What To Know Going In To A Real Estate Syndication Deal
- Rick G
- May 18, 2024
- 2 min read
A real estate syndication deal involves an agreement where investors team up with a general partner to share the profits from a property venture. It's an excellent way to start real estate investing, whether you have funds or time to contribute.

What Is a Real Estate Syndication Deal?
Real estate syndication involves a group of investors pooling their resources to purchase larger properties than they could individually. This partnership typically includes two roles: the syndicator (or general partner) and the investors. The syndicator manages the deal, including finding and securing property investments and overseeing property management, earning fees for their efforts. Investors, who provide most or all of the capital, take a passive role in the investment.

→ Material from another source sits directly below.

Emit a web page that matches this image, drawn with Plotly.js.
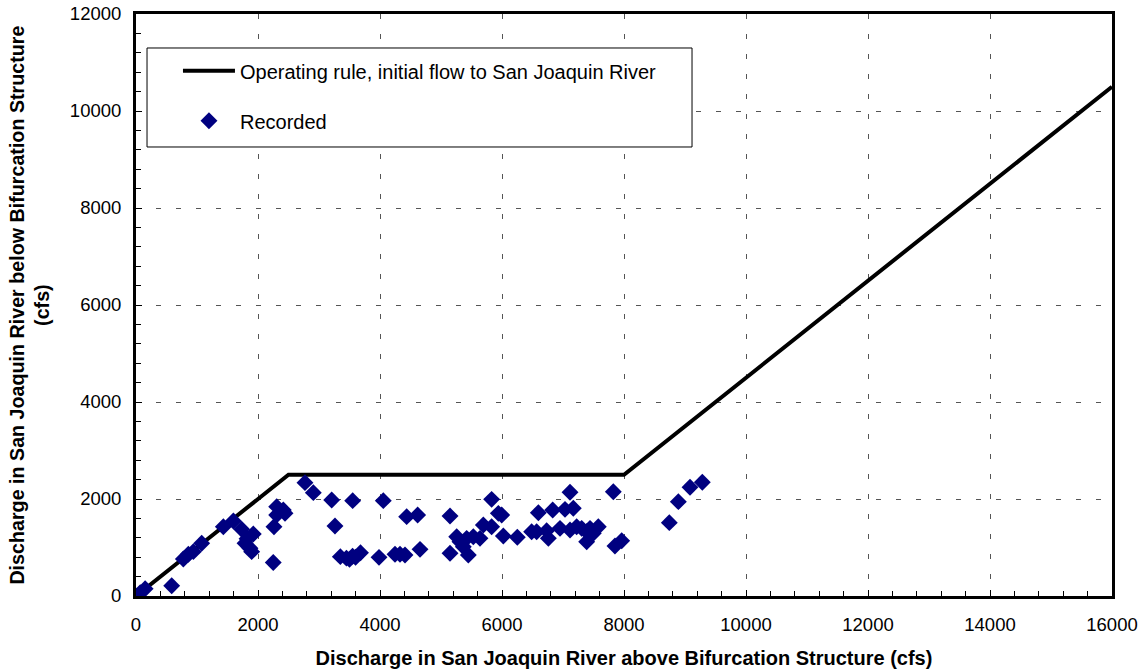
<!DOCTYPE html>
<html>
<head>
<meta charset="utf-8">
<script src="https://cdn.plot.ly/plotly-3.0.1.min.js"></script>
<style>html,body{margin:0;padding:0;background:#fff;}#chart{width:1147px;height:671px;}</style>
</head>
<body>
<div id="chart"></div>
<script>
// Operating rule
const ruleX = [0, 2500, 8000, 16000];
const ruleY = [0, 2500, 2500, 10500];

// Recorded discharge (cfs)
const recX = [0, 70, 150, 585, 776, 858, 940, 1077, 1432, 1596, 1732, 1923, 1787, 1869, 1896, 1820,
  2250, 2262, 2306, 2415, 2443, 2306, 2770, 2907, 3208, 3262, 3552,
  3350, 3450, 3500, 3550, 3600, 3680, 4054, 3984, 4246, 4328, 4410, 4437, 4617, 4656,
  5148, 5148, 5257, 5311, 5366, 5448, 5421, 5530, 5639, 5694, 5830, 5830, 5940,
  5995, 6022, 6251, 6486, 6568, 6596, 6732, 6760, 6831, 6951, 7033, 7115, 7169, 7115,
  7224, 7306, 7388, 7388, 7443, 7579, 7497, 7825, 7852, 7962, 8743, 8891, 9082, 9284];
const recY = [0, 70, 150, 212, 763, 860, 914, 1087, 1429, 1546, 1375, 1278, 1087, 983, 914, 1180,
  690, 1429, 1842, 1773, 1704, 1670, 2337, 2131, 1979, 1443, 1966,
  811, 780, 756, 820, 800, 893, 1966, 797, 860, 860, 845, 1636, 1670, 962,
  1649, 880, 1223, 1120, 1017, 845, 1189, 1223, 1189, 1464, 1429, 1993, 1704,
  1670, 1237, 1210, 1326, 1326, 1718, 1347, 1189, 1773, 1395, 1787, 2138, 1808, 1361,
  1429, 1395, 1326, 1120, 1395, 1429, 1292, 2151, 1031, 1140, 1512, 1945, 2241, 2344];

const xTickVals = [0, 2000, 4000, 6000, 8000, 10000, 12000, 14000, 16000];
const yTickVals = [0, 2000, 4000, 6000, 8000, 10000, 12000];

const FONT = 'Liberation Sans, Arial, sans-serif';

const traces = [
  {x: ruleX, y: ruleY, mode: 'lines', name: 'Operating rule, initial flow to San Joaquin River',
   line: {color: '#000', width: 4}, legendgroup: 'a'},
  {x: recX, y: recY, mode: 'markers', name: 'Recorded',
   marker: {symbol: 'diamond', color: '#000080', size: 13, line: {width: 0}}, legendgroup: 'b'}
];

const axisCommon = {
  showline: true, linecolor: '#000', linewidth: 3, mirror: true,
  ticks: 'inside', ticklen: 6, tickcolor: '#000', tickwidth: 1,
  showgrid: true, gridcolor: '#555', griddash: '5px,15px', gridwidth: 1,
  zeroline: false, tickfont: {family: FONT, size: 18.5, color: '#000'},
  tickmode: 'array'
};

const layout = {
  width: 1147, height: 671,
  margin: {l: 136, r: 35, t: 14, b: 75, pad: 0},
  paper_bgcolor: '#fff', plot_bgcolor: '#fff',
  font: {family: FONT, color: '#000'},
  xaxis: Object.assign({}, axisCommon, {
    range: [0, 16000], tickvals: xTickVals, ticktext: xTickVals.map(String),
    ticklabelstandoff: 10,
    minor: {dtick: 400, ticks: 'inside', ticklen: 5, tickcolor: '#000', showgrid: false},
    title: {text: '<b>Discharge in San Joaquin River above Bifurcation Structure (cfs)</b>',
      font: {family: FONT, size: 20, color: '#000'}, standoff: 17}
  }),
  yaxis: Object.assign({}, axisCommon, {
    range: [0, 12000], tickvals: yTickVals, ticktext: yTickVals.map(String),
    ticklabelstandoff: 8,
    minor: {dtick: 400, ticks: 'inside', ticklen: 5, tickcolor: '#000', showgrid: false}
  }),
  showlegend: true,
  legend: {x: 0.043, y: 0.936, xanchor: 'left', yanchor: 'top', bgcolor: 'rgba(0,0,0,0)',
    borderwidth: 0, font: {family: FONT, size: 20, color: '#000'},
    traceorder: 'grouped', tracegroupgap: 21, itemwidth: 52},
  shapes: [{type: 'rect', xref: 'paper', yref: 'paper', x0: 0.0113, x1: 0.5697, y0: 0.7715, y1: 0.9416,
    line: {color: '#000', width: 1}, fillcolor: '#fff', layer: 'above'}],
  annotations: [{xref: 'paper', yref: 'paper', x: -0.109, y: 0.5, xanchor: 'center', yanchor: 'middle',
    textangle: -90, showarrow: false,
    text: '<b>Discharge in San Joaquin River below Bifurcation Structure<br>(cfs)</b>',
    font: {family: FONT, size: 19.7, color: '#000'}}]
};

Plotly.newPlot('chart', traces, layout, {displayModeBar: false, staticPlot: true});
</script>
</body>
</html>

How Is a Real Estate Syndication Deal Structured?
In a syndication deal, participants usually form a limited liability company (LLC) or a limited partnership, with the syndicator acting as the managing member and investors as limited partners. Ownership percentages are assigned based on each party's contribution. Profits from rent and property sales are distributed according to these ownership percentages. Some deals offer preferred returns to investors, ensuring they receive a minimum return before the syndicator profits, adding a level of security for investors.
Advantages of a Syndication Deal
Real estate syndication deals offer several benefits for both syndicators and investors:
Access to larger assets: Pooling resources allows for the purchase of larger properties, like apartment complexes or office buildings.
Cost-effective for syndicators: Syndicators can benefit from property investments without using their own funds.
Passive income for investors: Investors receive passive returns from the property without having to manage it themselves. 4 Tips for Entering a Real Estate Syndication Deal If you're considering a syndication deal as your next investment opportunity, follow these tips:
Select the Right Role for You: Determine if you’re better suited to be a passive investor or a syndicator based on your skills, assets, net worth, risk tolerance, and experience.
Partner with Trustworthy Individuals: Trust is crucial, especially for investors partnering with a syndicator who will manage the property. Conduct thorough due diligence to find a syndicator with a solid track record in property management.
Ensure Contractual Protection: When signing agreements, look for clauses such as preferred returns that offer added security for investors.
Evaluate Your Risk: Whether you’re an investor or a syndicator, carefully assess the risks involved in each investment decision. While syndication deals provide a larger safety net, they still come with inherent risks.